Under Florida law, in a strict product liability action the plaintiff must prove that: (1) a product; (2) produced by a manufacturer; (3) was defective or created an unreasonably dangerous condition; (4) that proximately caused; (5) injury. McCorvey v. Baxter Healthcare Corp., 298 F.3d 1253, 1257 (11th Cir. 2002) (citing Edward M. Chadbourne, Inc. v. Vaughn, 491 So.2d 551, 553 (Fla. 1986)). An inference that the product was defective arises when the product malfunctions during normal operation. Cassisi v. Maytag Co., 396 So.2d at 1148.

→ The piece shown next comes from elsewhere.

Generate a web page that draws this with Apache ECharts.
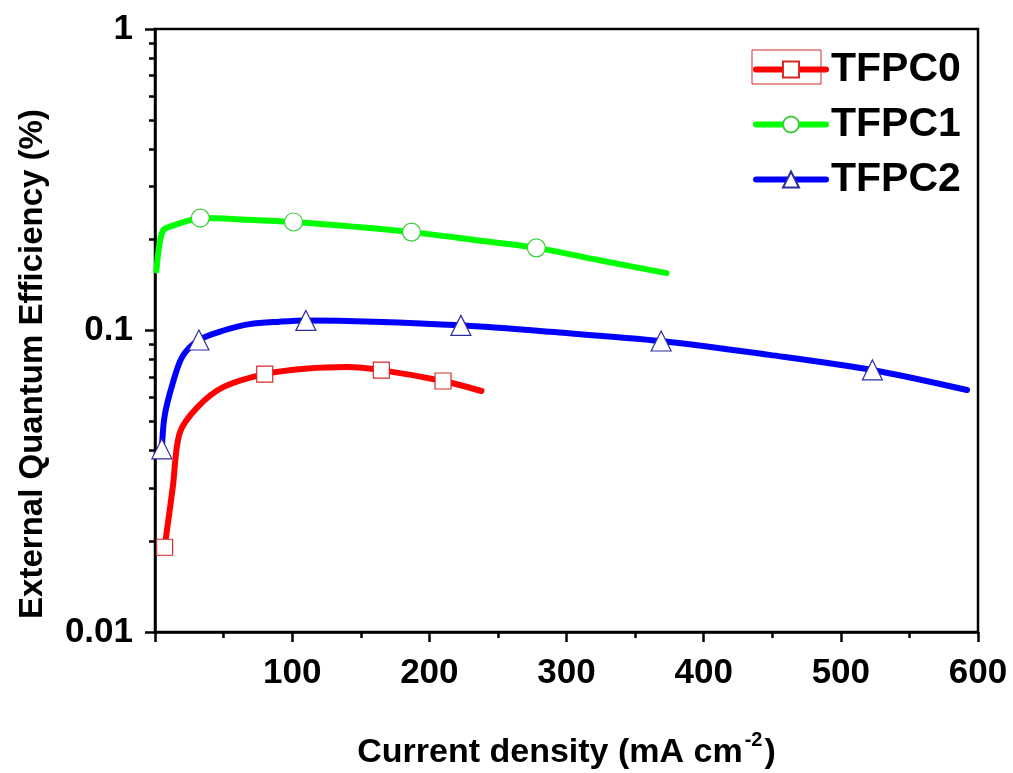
<!DOCTYPE html>
<html>
<head>
<meta charset="utf-8">
<title>External Quantum Efficiency vs Current density</title>
<script src="https://cdn.jsdelivr.net/npm/echarts@6/dist/echarts.min.js"></script>
<style>
  html, body { margin: 0; padding: 0; background: #fff; }
  #chart { width: 1013px; height: 773px; }
</style>
</head>
<body>
<div id="chart"></div>
<script>
// Curves: [current density (mA cm^-2), EQE (%)]
const tfpc0Points = [
  [7, 0.0191], [10, 0.024], [13, 0.0303], [18, 0.0457], [31, 0.0557],
  [50, 0.065], [80, 0.0717], [111, 0.0748], [140, 0.0757], [165, 0.0739],
  [210, 0.068], [238, 0.063]
];
const tfpc0Marks = [0, 6, 9, 10];

const tfpc1Points = [
  [1, 0.158], [3, 0.19], [6, 0.215], [12, 0.222], [25, 0.232],
  [33, 0.236], [60, 0.234], [101, 0.229], [150, 0.220], [187, 0.212],
  [232, 0.200], [278, 0.188], [324, 0.171], [373, 0.155]
];
const tfpc1Marks = [5, 7, 9, 11];

const tfpc2Points = [
  [5, 0.0405], [7, 0.052], [13, 0.067], [20, 0.082], [32, 0.093],
  [50, 0.100], [69, 0.105], [91, 0.107], [110, 0.108], [160, 0.107],
  [223, 0.104], [288, 0.099], [369, 0.0923], [448, 0.083], [523, 0.074],
  [592, 0.0635]
];
const tfpc2Marks = [0, 4, 8, 10, 12, 14];

const seriesNames = ['TFPC0', 'TFPC1', 'TFPC2'];
const xTicks = { min: 0, max: 600, interval: 100 };
const yTicks = { min: 0.01, max: 1 };

const FONT = '"Liberation Sans", Arial, sans-serif';

function toItems(points, marks) {
  return points.map((p, i) => marks.includes(i) ? { value: p } : { value: p, symbol: 'none' });
}

function lineSeries(name, points, marks, color, edge, symbol, size) {
  return {
    name: name,
    type: 'line',
    data: toItems(points, marks),
    smooth: 0.3,
    symbol: symbol,
    symbolSize: size,
    showSymbol: true,
    showAllSymbol: true,
    lineStyle: { color: color, width: 6, cap: 'round', join: 'round' },
    itemStyle: { color: '#ffffff', borderColor: edge, borderWidth: 1.2 },
    emphasis: { disabled: true },
    z: 3
  };
}

const chart = echarts.init(document.getElementById('chart'), null, { renderer: 'canvas' });

chart.setOption({
  backgroundColor: '#ffffff',
  animation: false,
  grid: {
    left: 155, top: 29, width: 823, height: 603,
    outerBoundsMode: 'none',
    containLabel: false,
    show: true, borderColor: '#000', borderWidth: 2.5, backgroundColor: 'transparent'
  },
  legend: {
    data: seriesNames,
    orient: 'vertical',
    left: 748,
    top: 44,
    itemWidth: 70,
    itemHeight: 20,
    itemGap: 14,
    lineStyle: { width: 6 },
    textStyle: { fontFamily: FONT, fontSize: 41, fontWeight: 'bold', color: '#000', lineHeight: 40 }
  },
  xAxis: {
    type: 'value',
    min: xTicks.min, max: xTicks.max, interval: xTicks.interval,
    axisLine: { show: true, lineStyle: { color: '#000', width: 2.5 } },
    axisTick: { show: true, inside: false, length: 10, lineStyle: { color: '#000', width: 2.5 } },
    minorTick: { show: true, splitNumber: 2, length: 6, lineStyle: { color: '#000', width: 2.5 } },
    splitLine: { show: false },
    axisLabel: {
      margin: 24,
      fontFamily: FONT, fontSize: 35, fontWeight: 'bold', color: '#000',
      formatter: v => (v === 0 ? '' : String(v))
    },
    name: '{a|Current density (mA cm}{s|-2}{a|)}',
    nameLocation: 'middle',
    nameGap: 98,
    nameTextStyle: {
      rich: {
        a: { fontFamily: FONT, fontSize: 34, fontWeight: 'bold', color: '#000', lineHeight: 40, verticalAlign: 'bottom' },
        s: { fontFamily: FONT, fontSize: 20, fontWeight: 'bold', color: '#000', lineHeight: 40, verticalAlign: 'top', padding: [0, 2, 0, 2] }
      }
    }
  },
  yAxis: {
    type: 'log',
    logBase: 10,
    min: yTicks.min, max: yTicks.max,
    axisLine: { show: true, lineStyle: { color: '#000', width: 2.5 } },
    axisTick: { show: true, inside: false, length: 10, lineStyle: { color: '#000', width: 2.5 } },
    minorTick: { show: true, splitNumber: 9, length: 6, lineStyle: { color: '#000', width: 2.5 } },
    splitLine: { show: false },
    axisLabel: {
      margin: 22,
      fontFamily: FONT, fontSize: 35, fontWeight: 'bold', color: '#000',
      formatter: v => String(+v.toPrecision(3))
    }
  },
  graphic: [
    {
      type: 'text',
      x: 33, y: 364,
      rotation: Math.PI / 2,
      style: {
        text: 'External Quantum Efficiency (%)',
        fontFamily: FONT, fontSize: 33, fontWeight: 'bold', fill: '#000',
        align: 'center', verticalAlign: 'middle'
      }
    },
    {
      type: 'rect',
      shape: { x: 752, y: 50, width: 69, height: 34 },
      style: { fill: 'none', stroke: '#d42a2a', lineWidth: 1 },
      z: 10
    }
  ],
  series: [
    lineSeries('TFPC0', tfpc0Points, tfpc0Marks, '#ff0000', '#d42a2a', 'rect', 16),
    lineSeries('TFPC1', tfpc1Points, tfpc1Marks, '#00ff00', '#3ccc3c', 'circle', 18),
    lineSeries('TFPC2', tfpc2Points, tfpc2Marks, '#0000ff', '#2e2e9e', 'triangle', 20)
  ]
});
</script>
</body>
</html>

In Cassisi, a homeowner sued Maytag Company alleging that a dryer it manufactured was defective and caused a fire in her home. Id. at 1143. Her expert witness, a professional engineer, was unable to pinpoint a specific defect within the dryer because it was badly damaged, but it was his opinion that the fire had begun inside the dryer. Id. He surmised that the malfunction was caused by an electrical short in the dryer, but he could not negate other possible causes of the fire. Id. After reviewing applicable case law, the court adopted the reasoning in Greco v. Buciconi Engineering Co., 283 F.Supp. 978 (W.D. Pa. 1967), which holds that when a product malfunctions during normal operation a legal inference arises and the injured plaintiff thereby establishes a prima facie case for the jury's consideration. Id. at 1148. The appeals court noted that "[c]ases applying the . . . inference frequently involve evidentiary facts comprising both an expert's inspection of the product as well as proof of its malfunction, coupled with evidence of normal use." Id. at 1151. Applying this inference to the facts in Cassisi, the court of appeals held that it was "immaterial that the plaintiffs failed to identify the specific cause of the malfunction since it is inferred that the malfunction itself, under such circumstances, is evidence of the product's defective condition at both the time of the injury and at the time of the sale." Id. at 1153. The Eleventh Circuit has explained that Cassisi stands "for the proposition that when a product malfunctions that would not malfunction but for the defect, a plaintiff is entitled to an inference of a defect." Worsham v. A.H. Robins Co., 734 F.2d 676, 683 (11th Cir. 1984). The Cassisi inference can be applied to cases in which the product is lost or destroyed, and in such cases "absolute positive proof of product malfunction is not necessary. . . ." McCorvey, 298 F.3d at 1259 (quoting Worsham, 734 F.2d at 683).

III. Analysis

Therm-O-Disc argues that: (1) Mr. Sanderson's report does not provide any information regarding the alleged "failure" of the operating thermostat or identify the specific nature of the alleged "failure"; (2) the report does not provide any explanation as to how or why the alleged and unspecified "failure" caused arcing that Mr. Sanderson believes lead to the subject fire; (3) the report does not discuss the specific defect from which the operating thermostat allegedly suffered; (4) the report does not state whether the defect is one based on the design of the subject dryer and/or operating thermostat or one that resulted during the product's manufacture; (5) because Mr. Sanderson wrote his report before Plaintiff filed this case, there is no indication that he did anything to evaluate the design and/or manufacture of the thermostat; (6) Mr. Sanderson offers no explanation as to how or why the thermostat operated without problem for more than five years before the incident; and (7) Mr. Sanderson says he "has seen this type of failure of an operating thermostat previously," but he provides no support or explanation for this statement. Therm-O-Disc complains that without this information, it is unduly prejudiced because it does not know what defect theory Plaintiff is pursuing, and its experts cannot prepare their reports since they have no idea what about the thermostat Plaintiff is alleging was defective.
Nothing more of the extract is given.